◆ Goal: Set all the material down again unchanged, without the pictures.

◆ Data section:
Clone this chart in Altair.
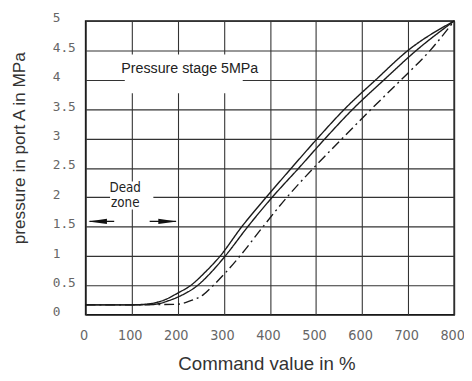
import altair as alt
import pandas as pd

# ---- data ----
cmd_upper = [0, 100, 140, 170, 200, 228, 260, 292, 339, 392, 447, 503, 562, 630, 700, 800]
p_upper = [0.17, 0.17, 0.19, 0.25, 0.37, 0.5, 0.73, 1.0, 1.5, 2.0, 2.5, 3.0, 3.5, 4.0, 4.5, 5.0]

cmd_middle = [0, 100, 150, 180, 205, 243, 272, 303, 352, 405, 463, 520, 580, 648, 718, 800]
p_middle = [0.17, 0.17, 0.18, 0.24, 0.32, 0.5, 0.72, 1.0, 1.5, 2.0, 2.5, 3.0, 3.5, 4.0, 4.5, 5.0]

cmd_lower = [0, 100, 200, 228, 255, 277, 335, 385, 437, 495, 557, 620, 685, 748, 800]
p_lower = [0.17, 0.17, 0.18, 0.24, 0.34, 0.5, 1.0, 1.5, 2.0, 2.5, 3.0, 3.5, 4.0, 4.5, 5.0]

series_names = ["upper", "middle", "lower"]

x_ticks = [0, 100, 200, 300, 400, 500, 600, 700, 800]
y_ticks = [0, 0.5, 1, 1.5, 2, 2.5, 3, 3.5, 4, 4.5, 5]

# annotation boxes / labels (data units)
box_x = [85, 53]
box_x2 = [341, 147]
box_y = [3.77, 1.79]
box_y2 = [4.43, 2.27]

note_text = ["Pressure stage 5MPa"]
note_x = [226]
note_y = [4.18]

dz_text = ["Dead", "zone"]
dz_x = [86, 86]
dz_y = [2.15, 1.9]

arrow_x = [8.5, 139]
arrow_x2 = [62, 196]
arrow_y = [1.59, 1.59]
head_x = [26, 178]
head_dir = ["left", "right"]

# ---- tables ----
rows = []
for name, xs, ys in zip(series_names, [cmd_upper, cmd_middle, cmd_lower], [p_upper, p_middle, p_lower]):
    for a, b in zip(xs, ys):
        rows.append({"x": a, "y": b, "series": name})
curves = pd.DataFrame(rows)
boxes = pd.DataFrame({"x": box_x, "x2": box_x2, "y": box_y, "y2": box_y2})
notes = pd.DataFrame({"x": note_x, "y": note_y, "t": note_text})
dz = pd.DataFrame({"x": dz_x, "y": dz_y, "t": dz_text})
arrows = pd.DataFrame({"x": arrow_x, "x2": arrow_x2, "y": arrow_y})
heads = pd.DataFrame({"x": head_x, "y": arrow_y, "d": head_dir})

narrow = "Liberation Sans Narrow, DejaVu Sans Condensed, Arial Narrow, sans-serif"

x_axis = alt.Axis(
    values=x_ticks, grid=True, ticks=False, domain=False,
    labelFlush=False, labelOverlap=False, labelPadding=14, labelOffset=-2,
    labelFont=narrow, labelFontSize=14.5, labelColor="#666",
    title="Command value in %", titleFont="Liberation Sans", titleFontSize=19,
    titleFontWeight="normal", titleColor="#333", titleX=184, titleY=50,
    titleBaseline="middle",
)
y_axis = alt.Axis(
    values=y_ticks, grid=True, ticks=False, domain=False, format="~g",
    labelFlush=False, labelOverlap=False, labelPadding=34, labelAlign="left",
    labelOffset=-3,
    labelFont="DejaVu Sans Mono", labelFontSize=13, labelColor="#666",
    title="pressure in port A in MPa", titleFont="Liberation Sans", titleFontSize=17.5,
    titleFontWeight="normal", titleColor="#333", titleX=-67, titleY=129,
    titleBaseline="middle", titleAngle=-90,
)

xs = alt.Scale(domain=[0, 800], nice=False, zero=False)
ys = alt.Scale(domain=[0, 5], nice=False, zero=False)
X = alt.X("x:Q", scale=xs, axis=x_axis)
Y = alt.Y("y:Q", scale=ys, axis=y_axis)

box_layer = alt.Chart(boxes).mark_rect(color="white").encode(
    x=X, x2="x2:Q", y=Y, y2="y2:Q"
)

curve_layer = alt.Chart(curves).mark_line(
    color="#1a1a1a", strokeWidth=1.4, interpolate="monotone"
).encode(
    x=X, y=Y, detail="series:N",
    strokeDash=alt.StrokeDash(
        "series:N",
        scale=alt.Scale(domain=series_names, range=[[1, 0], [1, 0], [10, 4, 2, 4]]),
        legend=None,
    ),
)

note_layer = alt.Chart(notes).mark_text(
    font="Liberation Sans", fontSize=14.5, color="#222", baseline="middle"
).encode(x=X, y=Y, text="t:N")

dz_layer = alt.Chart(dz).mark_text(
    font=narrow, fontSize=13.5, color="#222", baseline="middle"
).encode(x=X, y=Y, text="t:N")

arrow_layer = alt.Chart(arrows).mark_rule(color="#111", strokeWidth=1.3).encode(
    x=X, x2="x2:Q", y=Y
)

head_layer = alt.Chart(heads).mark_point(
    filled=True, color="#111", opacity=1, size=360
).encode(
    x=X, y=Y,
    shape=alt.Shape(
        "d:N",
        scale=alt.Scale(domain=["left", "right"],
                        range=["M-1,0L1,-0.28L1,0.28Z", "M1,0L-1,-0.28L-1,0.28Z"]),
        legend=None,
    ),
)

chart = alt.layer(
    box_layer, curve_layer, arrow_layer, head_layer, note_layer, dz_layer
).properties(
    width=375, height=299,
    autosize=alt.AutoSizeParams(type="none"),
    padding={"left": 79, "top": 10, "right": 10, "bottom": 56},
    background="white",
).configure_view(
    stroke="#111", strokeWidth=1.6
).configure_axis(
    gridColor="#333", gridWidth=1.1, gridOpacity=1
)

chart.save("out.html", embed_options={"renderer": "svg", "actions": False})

◆ Task answer:
Clone this chart in Altair.
import altair as alt
import pandas as pd

# ---- data ----
cmd_upper = [0, 100, 140, 170, 200, 228, 260, 292, 339, 392, 447, 503, 562, 630, 700, 800]
p_upper = [0.17, 0.17, 0.19, 0.25, 0.37, 0.5, 0.73, 1.0, 1.5, 2.0, 2.5, 3.0, 3.5, 4.0, 4.5, 5.0]

cmd_middle = [0, 100, 150, 180, 205, 243, 272, 303, 352, 405, 463, 520, 580, 648, 718, 800]
p_middle = [0.17, 0.17, 0.18, 0.24, 0.32, 0.5, 0.72, 1.0, 1.5, 2.0, 2.5, 3.0, 3.5, 4.0, 4.5, 5.0]

cmd_lower = [0, 100, 200, 228, 255, 277, 335, 385, 437, 495, 557, 620, 685, 748, 800]
p_lower = [0.17, 0.17, 0.18, 0.24, 0.34, 0.5, 1.0, 1.5, 2.0, 2.5, 3.0, 3.5, 4.0, 4.5, 5.0]

series_names = ["upper", "middle", "lower"]

x_ticks = [0, 100, 200, 300, 400, 500, 600, 700, 800]
y_ticks = [0, 0.5, 1, 1.5, 2, 2.5, 3, 3.5, 4, 4.5, 5]

# annotation boxes / labels (data units)
box_x = [85, 53]
box_x2 = [341, 147]
box_y = [3.77, 1.79]
box_y2 = [4.43, 2.27]

note_text = ["Pressure stage 5MPa"]
note_x = [226]
note_y = [4.18]

dz_text = ["Dead", "zone"]
dz_x = [86, 86]
dz_y = [2.15, 1.9]

arrow_x = [8.5, 139]
arrow_x2 = [62, 196]
arrow_y = [1.59, 1.59]
head_x = [26, 178]
head_dir = ["left", "right"]

# ---- tables ----
rows = []
for name, xs, ys in zip(series_names, [cmd_upper, cmd_middle, cmd_lower], [p_upper, p_middle, p_lower]):
    for a, b in zip(xs, ys):
        rows.append({"x": a, "y": b, "series": name})
curves = pd.DataFrame(rows)
boxes = pd.DataFrame({"x": box_x, "x2": box_x2, "y": box_y, "y2": box_y2})
notes = pd.DataFrame({"x": note_x, "y": note_y, "t": note_text})
dz = pd.DataFrame({"x": dz_x, "y": dz_y, "t": dz_text})
arrows = pd.DataFrame({"x": arrow_x, "x2": arrow_x2, "y": arrow_y})
heads = pd.DataFrame({"x": head_x, "y": arrow_y, "d": head_dir})

narrow = "Liberation Sans Narrow, DejaVu Sans Condensed, Arial Narrow, sans-serif"

x_axis = alt.Axis(
    values=x_ticks, grid=True, ticks=False, domain=False,
    labelFlush=False, labelOverlap=False, labelPadding=14, labelOffset=-2,
    labelFont=narrow, labelFontSize=14.5, labelColor="#666",
    title="Command value in %", titleFont="Liberation Sans", titleFontSize=19,
    titleFontWeight="normal", titleColor="#333", titleX=184, titleY=50,
    titleBaseline="middle",
)
y_axis = alt.Axis(
    values=y_ticks, grid=True, ticks=False, domain=False, format="~g",
    labelFlush=False, labelOverlap=False, labelPadding=34, labelAlign="left",
    labelOffset=-3,
    labelFont="DejaVu Sans Mono", labelFontSize=13, labelColor="#666",
    title="pressure in port A in MPa", titleFont="Liberation Sans", titleFontSize=17.5,
    titleFontWeight="normal", titleColor="#333", titleX=-67, titleY=129,
    titleBaseline="middle", titleAngle=-90,
)

xs = alt.Scale(domain=[0, 800], nice=False, zero=False)
ys = alt.Scale(domain=[0, 5], nice=False, zero=False)
X = alt.X("x:Q", scale=xs, axis=x_axis)
Y = alt.Y("y:Q", scale=ys, axis=y_axis)

box_layer = alt.Chart(boxes).mark_rect(color="white").encode(
    x=X, x2="x2:Q", y=Y, y2="y2:Q"
)

curve_layer = alt.Chart(curves).mark_line(
    color="#1a1a1a", strokeWidth=1.4, interpolate="monotone"
).encode(
    x=X, y=Y, detail="series:N",
    strokeDash=alt.StrokeDash(
        "series:N",
        scale=alt.Scale(domain=series_names, range=[[1, 0], [1, 0], [10, 4, 2, 4]]),
        legend=None,
    ),
)

note_layer = alt.Chart(notes).mark_text(
    font="Liberation Sans", fontSize=14.5, color="#222", baseline="middle"
).encode(x=X, y=Y, text="t:N")

dz_layer = alt.Chart(dz).mark_text(
    font=narrow, fontSize=13.5, color="#222", baseline="middle"
).encode(x=X, y=Y, text="t:N")

arrow_layer = alt.Chart(arrows).mark_rule(color="#111", strokeWidth=1.3).encode(
    x=X, x2="x2:Q", y=Y
)

head_layer = alt.Chart(heads).mark_point(
    filled=True, color="#111", opacity=1, size=360
).encode(
    x=X, y=Y,
    shape=alt.Shape(
        "d:N",
        scale=alt.Scale(domain=["left", "right"],
                        range=["M-1,0L1,-0.28L1,0.28Z", "M1,0L-1,-0.28L-1,0.28Z"]),
        legend=None,
    ),
)

chart = alt.layer(
    box_layer, curve_layer, arrow_layer, head_layer, note_layer, dz_layer
).properties(
    width=375, height=299,
    autosize=alt.AutoSizeParams(type="none"),
    padding={"left": 79, "top": 10, "right": 10, "bottom": 56},
    background="white",
).configure_view(
    stroke="#111", strokeWidth=1.6
).configure_axis(
    gridColor="#333", gridWidth=1.1, gridOpacity=1
)

chart.save("out.html", embed_options={"renderer": "svg", "actions": False})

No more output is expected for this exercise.